Countdown to Festival August 27, 2010
- In Stratford at Merleswood, Erica Jago has been enjoying her drifts of little English snowdrops beneath the deciduous trees. Their flowering season is now pretty well over for the year but the winter display of the cornus is more lasting. Cornus alba has bright red stems while Cornus stolonifera “Flaviramea” has lovely yellow stems. Erica has them planted in her pond garden and the cooler climate of Central Taranaki accentuates the colour. Cornus are otherwise known as dogwoods and the reference to stolonifera just means that plant suckers along below ground.
- Just down the road at Te Popo, Lorri Ellis has been waging war on surplus tree ferns. Lorri has come to the conclusion that tree ferns sneak in under the radar and manage to grow before she even realises they are there, though she is willing to admit that this may in part be her failure to differentiate them from more desirable ferns in the early stages. If you want to shock English and northern European visitors, tell them how we cut down ponga ferns willy nilly – they pay mega bucks for them at home and value them greatly, taking great care to over-winter them though the closely related Tasmanian tree fern is more commonly available than our NZ species. Lorri and Bruce have also been reconstructing their low wall of sawn timber logs which edges an area near their pond. But as the mondo grass (ophiopogon) which softens the hard lines has spread (it, too, is stoloniferous), to get it out has involved digging out all the irises, tulips and daylilies as well to disentangle them. The day lilies and irises will appreciate this lifting and replanting exercise and should romp away with renewed vigour.

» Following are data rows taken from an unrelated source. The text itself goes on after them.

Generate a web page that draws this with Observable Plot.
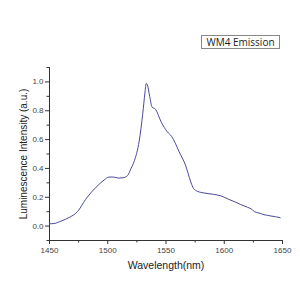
<!DOCTYPE html>
<html>
<head>
<meta charset="utf-8">
<script src="https://cdn.jsdelivr.net/npm/d3@7"></script>
<script src="https://cdn.jsdelivr.net/npm/@observablehq/plot@0.6"></script>
<style>
  html, body { margin: 0; padding: 0; background: #fff; }
  #wrap { position: relative; width: 300px; height: 300px; }
  #title {
    position: absolute; left: 201px; top: 35px; width: 77px; height: 12px;
    border: 1px solid #888; font: 10px "Open Sans", "Liberation Sans", sans-serif;
    line-height: 12px; text-align: center; color: #222; background: #fff;
  }
</style>
</head>
<body>
<div id="wrap"><div id="title">WM4 Emission</div></div>
<script>
const wavelength = [1450, 1454, 1460, 1467, 1474, 1481, 1490, 1497, 1501, 1505, 1509, 1513, 1517, 1520, 1523, 1527, 1530, 1532, 1533, 1534, 1536, 1538, 1541, 1546, 1551, 1555, 1558, 1561, 1567, 1571, 1573, 1576, 1581, 1591, 1597, 1604, 1610, 1614, 1620, 1623, 1626, 1630, 1633, 1637, 1640, 1644, 1648];
const intensity  = [0.016, 0.018, 0.035, 0.06, 0.10, 0.185, 0.27, 0.32, 0.34, 0.34, 0.333, 0.335, 0.35, 0.40, 0.456, 0.59, 0.776, 0.93, 0.99, 0.98, 0.90, 0.826, 0.81, 0.72, 0.655, 0.62, 0.575, 0.52, 0.417, 0.3125, 0.27, 0.245, 0.232, 0.22, 0.21, 0.185, 0.165, 0.15, 0.13, 0.12, 0.10, 0.09, 0.081, 0.075, 0.07, 0.065, 0.058];
const xMajor = [1450, 1500, 1550, 1600, 1650];
const xMinor = [1475, 1525, 1575, 1625];
const yMajor = [0.0, 0.2, 0.4, 0.6, 0.8, 1.0];
const yMinor = [-0.1, 0.1, 0.3, 0.5, 0.7, 0.9, 1.1];
const xLabel = "Wavelength(nm)";
const yLabel = "Luminescence Intensity (a.u.)";

const data = wavelength.map((w, i) => ({w, v: intensity[i]}));
const font = '"Liberation Sans", Arial, sans-serif';

const chart = Plot.plot({
  width: 300, height: 300,
  marginLeft: 49, marginRight: 18, marginTop: 67, marginBottom: 60,
  style: {fontFamily: font, background: "#fff", color: "#333"},
  x: {domain: [1450, 1650]},
  y: {domain: [-0.1, 1.1]},
  marks: [
    Plot.axisX({ticks: xMajor, tickSize: 4, tickPadding: 3, fontSize: 8, tickFormat: d => String(d), label: null, stroke: "#333", fill: "#444"}),
    Plot.axisX({ticks: xMinor, tickSize: 2.5, tickFormat: () => "", label: null, stroke: "#333"}),
    Plot.axisY({ticks: yMajor, tickSize: 4, tickPadding: 2, fontSize: 8, tickFormat: d3.format(".1f"), label: null, stroke: "#333", fill: "#444"}),
    Plot.axisY({ticks: yMinor, tickSize: 2.5, tickFormat: () => "", label: null, stroke: "#333"}),
    Plot.ruleX([1450], {stroke: "#333", strokeWidth: 1}),
    Plot.ruleY([-0.1], {stroke: "#333", strokeWidth: 1}),
    Plot.text([xLabel], {frameAnchor: "bottom", dy: 28, fontSize: 10.5, fill: "#222"}),
    Plot.text([yLabel], {frameAnchor: "left", textAnchor: "middle", dx: -26, rotate: -90, fontSize: 10, fill: "#222"}),
    Plot.line(data, {x: "w", y: "v", stroke: "#4a4a9c", strokeWidth: 1, curve: "monotone-x"})
  ]
});
document.getElementById("wrap").prepend(chart);
chart.style.position = "absolute";
chart.style.left = "0"; chart.style.top = "0";
</script>
</body>
</html>
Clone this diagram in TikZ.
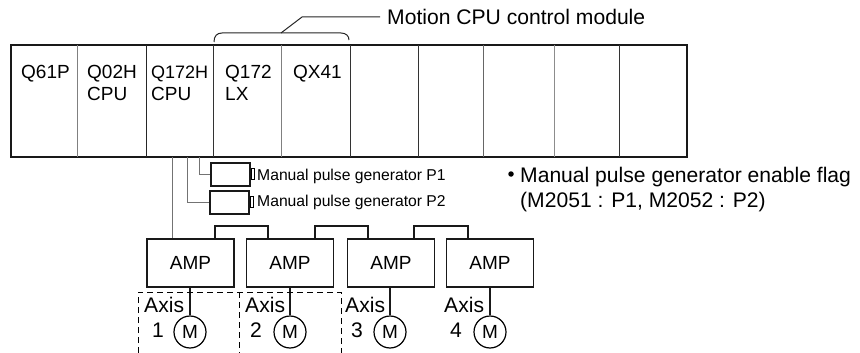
\documentclass[tikz,border=0pt]{standalone}
\usepackage{fontspec}
\setmainfont{Liberation Sans}
\begin{document}
\begin{tikzpicture}[x=1pt,y=-1pt,
  big/.style={font=\fontsize{21.1}{24}\selectfont,inner sep=0pt},
  small/.style={font=\fontsize{15.7}{18}\selectfont,inner sep=0pt,anchor=west},
  slot/.style={font=\fontsize{19}{22}\selectfont,inner sep=0pt,anchor=base west},
  wire/.style={line width=1pt,draw=black!85},
  thinwire/.style={line width=1pt,draw=black!55},
  heavy/.style={line width=1.6pt,draw=black!90},
  ampbox/.style={heavy,draw,minimum width=87pt,minimum height=48pt,inner sep=0pt,font=\fontsize{19}{22}\selectfont},
  pulsebox/.style={heavy,draw,minimum width=39pt,minimum height=23pt,inner sep=0pt},
  knob/.style={line width=1.2pt,draw=black,minimum width=3.5pt,minimum height=11pt,inner sep=0pt},
  motor/.style={circle,line width=1.2pt,draw=black,minimum size=32pt,inner sep=0pt,font=\fontsize{19}{22}\selectfont},
  axisbox/.style={line width=0.9pt,draw=black,dash pattern=on 6pt off 4pt}]
\useasboundingbox (0,0) rectangle (860,353);
\path[fill=white] (0,0) rectangle (860,353);
% rack
\node[heavy,draw,minimum width=676pt,minimum height=112pt,inner sep=0pt] (rack) at (349,101) {};
\foreach \n/\x/\c in {a/77/50,b/146/85,c/213/80,d/281/50,e/350/80,f/418/80,g/483/60,h/554/45,i/619/80}{
  \coordinate (t\n) at (\x,45);
  \coordinate (u\n) at (\x,157);
  \draw[line width=0.9pt,draw=black!\c] (t\n) -- (u\n);
}
\node[slot] (q1) at (21,78) {Q61P};
\node[slot] (q2a) at (87,78) {Q02H};
\node[slot] (q2b) at (87,100) {CPU};
\node[slot,font=\fontsize{18}{21}\selectfont] (q3a) at (151,78) {Q172H};
\node[slot] (q3b) at (151,100) {CPU};
\node[slot] (q4a) at (225,78) {Q172};
\node[slot] (q4b) at (225,100) {LX};
\node[slot] (q5) at (293,78) {QX41};
% bracket
\coordinate (bl) at (214,42);
\coordinate (bm) at (281,33);
\coordinate (br) at (349,40);
\coordinate (lk) at (302,17);
\node[big,anchor=west] (motion) at (387,17) {Motion CPU control module};
\draw[wire] (bl) .. controls (214,36) and (217,33) .. (222,33) -- (341,33) .. controls (346,33) and (349,36) .. (br);
\draw[wire] (bm) -- (lk) -- (motion.west -| 380,17);
% pulse generators
\node[pulsebox,anchor=north west] (p1) at (210,162) {};
\node[pulsebox,anchor=north west] (p2) at (209,190) {};
\node[knob,anchor=west] (k1) at (p1.east) {};
\node[knob,anchor=west] (k2) at (p2.east) {};
\node[small] (t1) at (257,176) {Manual pulse generator P1};
\node[small] (t2) at (257,202) {Manual pulse generator P2};
\coordinate (c1) at (199,157);
\coordinate (c2) at (187,157);
\coordinate (c3) at (172,157);
\draw[thinwire] (c1) |- (p1.west);
\draw[thinwire] (c2) |- (p2.west);
% flag text
\node[circle,fill=black,minimum size=5.5pt,inner sep=0pt] (dot) at (511,174) {};
\node[big,anchor=base west] (f1) at (520,182) {Manual pulse generator enable flag};
\node[big,anchor=base west] (f2) at (520,207) {(M2051 : P1, M2052 : P2)};
% amps
\node[ampbox] (a1) at (190.5,263) {AMP};
\node[ampbox] (a2) at (290,263) {AMP};
\node[ampbox] (a3) at (391,263) {AMP};
\node[ampbox] (a4) at (490,263) {AMP};
\draw[thinwire] (c3) -- (c3 |- a1.north);
\draw[heavy] (215,239) -- (215,226) -- (268,226) -- (268,239);
\draw[heavy] (315,239) -- (315,226) -- (368,226) -- (368,239);
\draw[heavy] (414,239) -- (414,226) -- (468,226) -- (468,239);
% motors
\node[motor] (m1) at (190,332) {M};
\node[motor] (m2) at (290,332) {M};
\node[motor] (m3) at (390,332) {M};
\node[motor] (m4) at (490,332) {M};
\draw[heavy] (a1.south -| m1) -- (m1.north);
\draw[heavy] (a2.south -| m2) -- (m2.north);
\draw[heavy] (a3.south -| m3) -- (m3.north);
\draw[heavy] (a4.south -| m4) -- (m4.north);
% axes
\draw[axisbox] (138,353) -- (138,292) -- (341,292) -- (341,353);
\draw[axisbox] (239,292) -- (239,353);
\foreach \n/\x/\d/\dx in {1/144/1/152,2/245/2/250,3/345/3/351,4/444/4/450}{
  \node[big,anchor=base west] (ax\n) at (\x,312) {Axis};
  \node[big,anchor=base west] (nr\n) at (\dx,337) {\d};
}
\end{tikzpicture}
\end{document}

- Around the coast past Okato, Chris Goodin is feeling pretty relaxed about this year’s festival, now that she knows what they are in for after being first-time openers last year. Chris has finished making her quota of wedding and opera dresses for the time being and is now into gardening mode. She is particularly thrilled to have just had it confirmed that Auckland artist Karl Maughan will be exhibiting some of his paintings, particularly of rhododendrons, at the Goodins during festival. There is an added incentive to visit. Chris tells me that in the latest Next magazine (the one with Petra on the cover), on page 59 there is a photograph of a fancy woman standing in front of one of Karl’s paintings. Just remember page 59 for the next time you are waiting in line at the supermarket checkout and you are not looking at the fancy woman but at the picture on the wall behind her.
- In town, Mary Vinnicomb was relieved to have finished pruning the climbing roses – she says her knees don’t really appreciate climbing up and down the ladder repeatedly. Many other gardeners will have knees which would go out in sympathy with that sentiment. Her Magnolia Lanarth has done its flowering dash for the year but Mary is grateful that it is still alive after its near terminal encounter with spray drift from somebody else’s property last year. Magnolia Burgundy Star is opening its flowers and Camellia Our Melissa has been an absolute picture along the front fence. Mary says it is quite fun to be working out of sight in the garden and to hear people admiring Our Mel as they walk past. She is worried, however, that her early narcissi (jonquils and daffodils) seem to be reducing in number, not increasing, and she wonders if it is due to the nasty narcissi fly which lays it eggs in the crown of the bulb so the larvae wriggle down to feed.
- At Havenview Vegetable Garden, Maree Rowe is frequently accompanied by her son’s characterful dog, Smoke. She is willing to overlook Smoke’s inclination to snooze on freshly dug beds because this dog has developed a taste for grass grub. She is in fact so keen on them that she will actually dig up the lawn looking for them and Maree says it is like having a chook at her feet whenever she is digs – the dog is waiting and looking for delectable grubs. I am sure this is not natural behavior, but at least they are organic grass grubs in this garden.